AVAX has been termed an Ethereum killer due to its potential to overthrow its rival, Ethereum, thanks to Avalanche’s technological advantages. The crypto AVAX certainly does answer many questions that have come up in this industry. If cryptocurrency is to attain more widespread use, it is more important than ever that the cryptocurrency be secure, fast, and capable of handling vast numbers of transactions. AVAX possesses all of these features with transaction costs that can tend to be as low as one-tenth that of Ethereum (17). Using AVAX, developers can launch their own customized blockchains and build fast applications. Furthermore, another big concern with Ethereum is its reliance on GPUs. This has seriously impacted the GPU market as large organizations have bought thousands of GPUs to use for mining cryptocurrency. This uses massive amounts of energy, but Avalanche is CPU-optimal and is designed to work much more efficiently.
What is Ethereum’s answer to all of this competition? Their answer is coming in the form of ETH 2.0, a massive overhaul of the entire Ethereum network which seeks to address many of its existing issues before competitors like AVAX can succeed. This is where ETH 2.0 vs AVAX comparisons may come into the conversation.

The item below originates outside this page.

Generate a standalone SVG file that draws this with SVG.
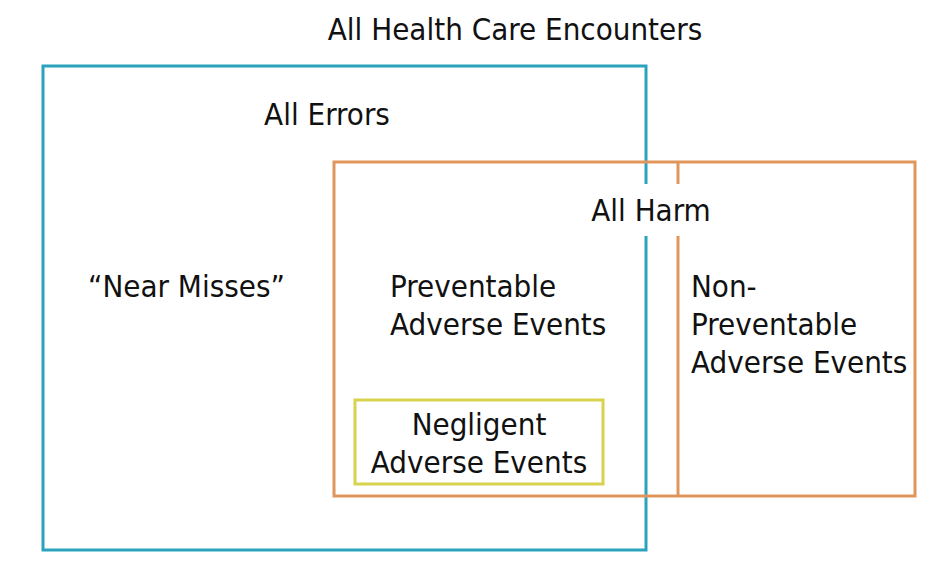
<svg xmlns="http://www.w3.org/2000/svg" width="946" height="572" viewBox="0 0 946 572">
<style>
text{font-family:"DejaVu Sans Condensed","DejaVu Sans",sans-serif;font-stretch:condensed;font-size:31px;fill:#111}
.box{fill:none;stroke-width:3}
.blue{stroke:#2ba3bd}
.orange{stroke:#e0965a}
.yellow{stroke:#d8d24e}
</style>
<rect width="946" height="572" fill="#fff"/>
<g id="title"><text x="515" y="40" text-anchor="middle" font-size="32">All Health Care Encounters</text></g>
<g id="connectors"></g>
<g id="errors">
<rect class="box blue" x="43" y="66" width="603" height="484"/>
<text x="327" y="125" text-anchor="middle">All Errors</text>
</g>
<g id="harm">
<rect class="box orange" x="334" y="162" width="581" height="334"/>
<line class="orange" x1="678" y1="162" x2="678" y2="496" stroke-width="3"/>
<rect x="585" y="184" width="130" height="52" fill="#fff"/>
<text x="651" y="221" text-anchor="middle">All Harm</text>
</g>
<g id="near-misses"><text x="88" y="297">“Near Misses”</text></g>
<g id="preventable">
<text x="390" y="297">Preventable</text>
<text x="390" y="335">Adverse Events</text>
</g>
<g id="non-preventable">
<text x="691" y="297">Non-</text>
<text x="691" y="335">Preventable</text>
<text x="691" y="373">Adverse Events</text>
</g>
<g id="negligent">
<rect class="box yellow" x="355" y="400" width="248" height="84"/>
<text x="479" y="435" text-anchor="middle">Negligent</text>
<text x="479" y="473" text-anchor="middle">Adverse Events</text>
</g>
</svg>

By moving the blockchain to a proof-of-stake model, developers hope to be able to address most of the energy efficiency problems that have plagued the platform in the past. With the traditional cryptocurrency model, miners would spend large amounts of time and money solving complex math equations in order to forge new tokens. With proof-of-stake, owners of ETH tokens will be able to use the coins on their own crypto wallets to validate and mint new currency. The goal of the updates that make up Ethereum 2.0 is to make the Ethereum network more scalable, secure, and sustainable (18). If these updates are as successful as the developers are hoping, Ethereum 2.0 could present a massive change to the cryptocurrency industry with a network that could possibly process 100,000 transactions per second (19). This new version could also make it harder for Avalanche to succeed as a competitor with Ethereum.